| What you need to do |
Check each line of the listing below for the string "this", and copy the ones that have it.

(Stored dataset items)
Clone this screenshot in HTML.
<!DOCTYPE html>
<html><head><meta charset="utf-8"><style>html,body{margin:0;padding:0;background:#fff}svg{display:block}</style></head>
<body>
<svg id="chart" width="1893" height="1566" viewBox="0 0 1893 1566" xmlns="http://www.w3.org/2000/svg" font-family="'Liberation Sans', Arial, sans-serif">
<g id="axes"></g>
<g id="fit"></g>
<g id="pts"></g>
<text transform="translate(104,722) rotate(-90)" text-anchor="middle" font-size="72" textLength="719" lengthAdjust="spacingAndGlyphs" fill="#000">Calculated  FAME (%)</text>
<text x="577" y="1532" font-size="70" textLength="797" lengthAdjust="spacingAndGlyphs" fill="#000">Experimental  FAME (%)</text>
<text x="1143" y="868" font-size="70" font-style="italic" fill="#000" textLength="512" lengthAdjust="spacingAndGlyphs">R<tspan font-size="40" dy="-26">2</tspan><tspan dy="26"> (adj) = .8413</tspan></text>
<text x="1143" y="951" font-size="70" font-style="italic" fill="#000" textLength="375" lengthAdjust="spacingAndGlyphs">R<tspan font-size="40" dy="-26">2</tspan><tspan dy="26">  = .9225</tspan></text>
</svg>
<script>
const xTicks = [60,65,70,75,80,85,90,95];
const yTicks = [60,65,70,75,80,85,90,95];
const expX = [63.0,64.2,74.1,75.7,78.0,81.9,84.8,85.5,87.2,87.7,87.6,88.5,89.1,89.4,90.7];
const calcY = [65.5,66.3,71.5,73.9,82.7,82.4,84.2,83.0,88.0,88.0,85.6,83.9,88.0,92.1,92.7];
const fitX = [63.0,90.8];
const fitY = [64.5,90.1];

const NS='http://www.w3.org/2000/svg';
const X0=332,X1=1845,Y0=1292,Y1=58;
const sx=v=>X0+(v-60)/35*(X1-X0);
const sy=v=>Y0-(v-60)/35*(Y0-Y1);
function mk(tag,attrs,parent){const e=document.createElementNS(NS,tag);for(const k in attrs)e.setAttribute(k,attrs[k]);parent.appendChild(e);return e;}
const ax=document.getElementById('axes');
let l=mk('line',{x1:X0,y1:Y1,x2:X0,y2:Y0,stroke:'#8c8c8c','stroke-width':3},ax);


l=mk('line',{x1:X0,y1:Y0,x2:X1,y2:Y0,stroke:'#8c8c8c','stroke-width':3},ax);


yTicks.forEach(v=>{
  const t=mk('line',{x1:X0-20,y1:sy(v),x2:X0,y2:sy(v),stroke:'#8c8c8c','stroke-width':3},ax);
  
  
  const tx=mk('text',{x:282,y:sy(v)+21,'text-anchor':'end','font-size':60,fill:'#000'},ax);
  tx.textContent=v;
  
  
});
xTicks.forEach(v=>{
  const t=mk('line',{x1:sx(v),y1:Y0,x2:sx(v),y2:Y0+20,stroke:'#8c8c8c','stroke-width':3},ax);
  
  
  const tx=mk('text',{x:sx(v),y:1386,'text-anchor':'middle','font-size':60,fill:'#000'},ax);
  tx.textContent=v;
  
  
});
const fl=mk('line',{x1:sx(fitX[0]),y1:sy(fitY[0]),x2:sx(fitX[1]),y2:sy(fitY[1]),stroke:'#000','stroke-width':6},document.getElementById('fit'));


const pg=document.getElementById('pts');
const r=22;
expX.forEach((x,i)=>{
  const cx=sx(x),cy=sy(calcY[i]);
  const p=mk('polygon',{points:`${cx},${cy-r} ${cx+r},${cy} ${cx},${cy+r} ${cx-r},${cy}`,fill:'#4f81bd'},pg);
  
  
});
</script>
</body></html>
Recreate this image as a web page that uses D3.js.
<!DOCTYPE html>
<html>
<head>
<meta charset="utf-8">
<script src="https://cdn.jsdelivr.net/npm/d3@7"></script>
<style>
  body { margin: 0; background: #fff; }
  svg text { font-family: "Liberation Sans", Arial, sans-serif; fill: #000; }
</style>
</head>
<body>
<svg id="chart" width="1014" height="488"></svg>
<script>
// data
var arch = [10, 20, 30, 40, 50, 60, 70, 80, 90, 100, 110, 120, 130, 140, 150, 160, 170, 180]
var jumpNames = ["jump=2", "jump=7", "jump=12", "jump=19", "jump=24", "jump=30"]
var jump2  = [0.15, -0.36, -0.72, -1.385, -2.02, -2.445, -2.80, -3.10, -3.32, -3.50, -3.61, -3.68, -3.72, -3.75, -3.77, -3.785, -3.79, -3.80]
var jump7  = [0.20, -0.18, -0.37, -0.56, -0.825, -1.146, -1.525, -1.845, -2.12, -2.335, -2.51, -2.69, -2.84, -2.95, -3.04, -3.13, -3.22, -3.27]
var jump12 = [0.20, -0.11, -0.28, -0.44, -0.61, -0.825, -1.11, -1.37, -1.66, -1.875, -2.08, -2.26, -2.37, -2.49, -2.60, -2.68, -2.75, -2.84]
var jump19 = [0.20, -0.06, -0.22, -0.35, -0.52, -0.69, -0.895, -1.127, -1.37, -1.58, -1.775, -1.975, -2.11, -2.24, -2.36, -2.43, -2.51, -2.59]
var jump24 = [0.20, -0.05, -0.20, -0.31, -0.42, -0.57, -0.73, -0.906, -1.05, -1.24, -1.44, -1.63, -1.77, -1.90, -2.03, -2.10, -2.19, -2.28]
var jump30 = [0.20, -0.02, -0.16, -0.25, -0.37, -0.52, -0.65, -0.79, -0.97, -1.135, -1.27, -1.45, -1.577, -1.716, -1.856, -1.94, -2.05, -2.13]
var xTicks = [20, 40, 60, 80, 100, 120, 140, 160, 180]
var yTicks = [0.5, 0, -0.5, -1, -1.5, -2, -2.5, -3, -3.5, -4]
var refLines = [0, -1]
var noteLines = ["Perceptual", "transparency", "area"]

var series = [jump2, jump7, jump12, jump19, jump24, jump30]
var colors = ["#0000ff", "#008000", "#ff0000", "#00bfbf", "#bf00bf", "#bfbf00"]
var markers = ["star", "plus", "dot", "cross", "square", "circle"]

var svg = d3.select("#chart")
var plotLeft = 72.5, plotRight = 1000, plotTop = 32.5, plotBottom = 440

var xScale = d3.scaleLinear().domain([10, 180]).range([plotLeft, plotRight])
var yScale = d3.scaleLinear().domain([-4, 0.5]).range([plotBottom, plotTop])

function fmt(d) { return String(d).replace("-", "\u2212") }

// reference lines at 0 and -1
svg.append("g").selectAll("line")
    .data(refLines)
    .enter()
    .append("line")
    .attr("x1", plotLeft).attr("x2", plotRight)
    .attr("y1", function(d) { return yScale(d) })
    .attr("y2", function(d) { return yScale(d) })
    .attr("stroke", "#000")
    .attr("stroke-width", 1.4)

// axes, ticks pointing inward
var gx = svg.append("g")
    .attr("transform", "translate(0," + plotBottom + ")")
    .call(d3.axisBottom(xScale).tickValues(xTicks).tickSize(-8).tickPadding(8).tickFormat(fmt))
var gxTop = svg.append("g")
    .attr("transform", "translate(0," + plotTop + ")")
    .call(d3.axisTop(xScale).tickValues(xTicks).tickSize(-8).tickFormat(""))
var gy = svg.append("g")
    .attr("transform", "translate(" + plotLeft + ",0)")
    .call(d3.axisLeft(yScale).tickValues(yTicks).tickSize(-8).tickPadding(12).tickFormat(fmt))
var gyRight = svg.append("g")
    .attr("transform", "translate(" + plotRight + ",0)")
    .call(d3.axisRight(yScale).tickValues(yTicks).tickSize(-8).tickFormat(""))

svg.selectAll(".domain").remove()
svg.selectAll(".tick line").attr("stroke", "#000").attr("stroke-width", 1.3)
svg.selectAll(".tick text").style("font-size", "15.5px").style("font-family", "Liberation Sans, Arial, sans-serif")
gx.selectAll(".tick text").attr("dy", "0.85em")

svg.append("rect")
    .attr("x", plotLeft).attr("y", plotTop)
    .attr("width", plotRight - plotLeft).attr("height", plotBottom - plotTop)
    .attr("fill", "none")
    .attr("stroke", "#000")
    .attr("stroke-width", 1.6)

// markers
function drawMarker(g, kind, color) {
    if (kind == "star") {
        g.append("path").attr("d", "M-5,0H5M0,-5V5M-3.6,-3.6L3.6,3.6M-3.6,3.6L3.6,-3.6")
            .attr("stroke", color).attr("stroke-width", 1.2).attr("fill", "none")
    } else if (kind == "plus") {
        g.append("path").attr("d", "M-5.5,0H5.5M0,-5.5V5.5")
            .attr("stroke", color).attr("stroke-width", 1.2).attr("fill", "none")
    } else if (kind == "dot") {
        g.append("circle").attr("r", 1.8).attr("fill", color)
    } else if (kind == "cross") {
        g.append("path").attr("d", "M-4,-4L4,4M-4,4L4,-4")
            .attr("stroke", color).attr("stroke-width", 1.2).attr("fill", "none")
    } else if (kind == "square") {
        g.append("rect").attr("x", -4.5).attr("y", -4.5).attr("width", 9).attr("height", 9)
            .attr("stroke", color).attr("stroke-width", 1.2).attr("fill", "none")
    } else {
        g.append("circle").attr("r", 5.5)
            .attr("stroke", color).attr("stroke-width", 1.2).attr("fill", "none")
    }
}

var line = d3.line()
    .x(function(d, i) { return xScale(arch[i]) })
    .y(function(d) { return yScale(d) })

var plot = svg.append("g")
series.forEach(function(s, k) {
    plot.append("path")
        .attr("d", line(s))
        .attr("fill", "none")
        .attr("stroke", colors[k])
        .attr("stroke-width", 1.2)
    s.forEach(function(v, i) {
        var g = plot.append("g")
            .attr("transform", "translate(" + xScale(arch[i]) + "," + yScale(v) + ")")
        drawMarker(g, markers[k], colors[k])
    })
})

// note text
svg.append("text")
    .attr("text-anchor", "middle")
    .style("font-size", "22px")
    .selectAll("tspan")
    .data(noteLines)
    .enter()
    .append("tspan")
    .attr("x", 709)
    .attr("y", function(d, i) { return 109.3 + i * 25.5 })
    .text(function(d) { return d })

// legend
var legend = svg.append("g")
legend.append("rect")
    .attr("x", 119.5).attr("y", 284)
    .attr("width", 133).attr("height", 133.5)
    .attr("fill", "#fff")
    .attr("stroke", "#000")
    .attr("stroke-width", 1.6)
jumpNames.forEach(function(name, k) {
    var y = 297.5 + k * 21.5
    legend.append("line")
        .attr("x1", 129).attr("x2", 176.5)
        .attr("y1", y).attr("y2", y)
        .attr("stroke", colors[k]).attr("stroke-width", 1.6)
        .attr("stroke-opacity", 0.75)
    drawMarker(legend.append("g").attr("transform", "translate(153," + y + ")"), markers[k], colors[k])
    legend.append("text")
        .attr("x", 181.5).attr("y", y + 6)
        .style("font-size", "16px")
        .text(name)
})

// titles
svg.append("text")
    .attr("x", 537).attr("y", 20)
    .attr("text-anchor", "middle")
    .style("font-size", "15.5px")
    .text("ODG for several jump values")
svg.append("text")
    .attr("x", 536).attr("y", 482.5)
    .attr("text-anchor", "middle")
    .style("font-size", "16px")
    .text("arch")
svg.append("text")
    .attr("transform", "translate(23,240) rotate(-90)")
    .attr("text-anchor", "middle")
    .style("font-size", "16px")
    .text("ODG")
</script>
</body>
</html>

| Solution |
Clone this screenshot in HTML.
Recreate this image as a web page that uses D3.js.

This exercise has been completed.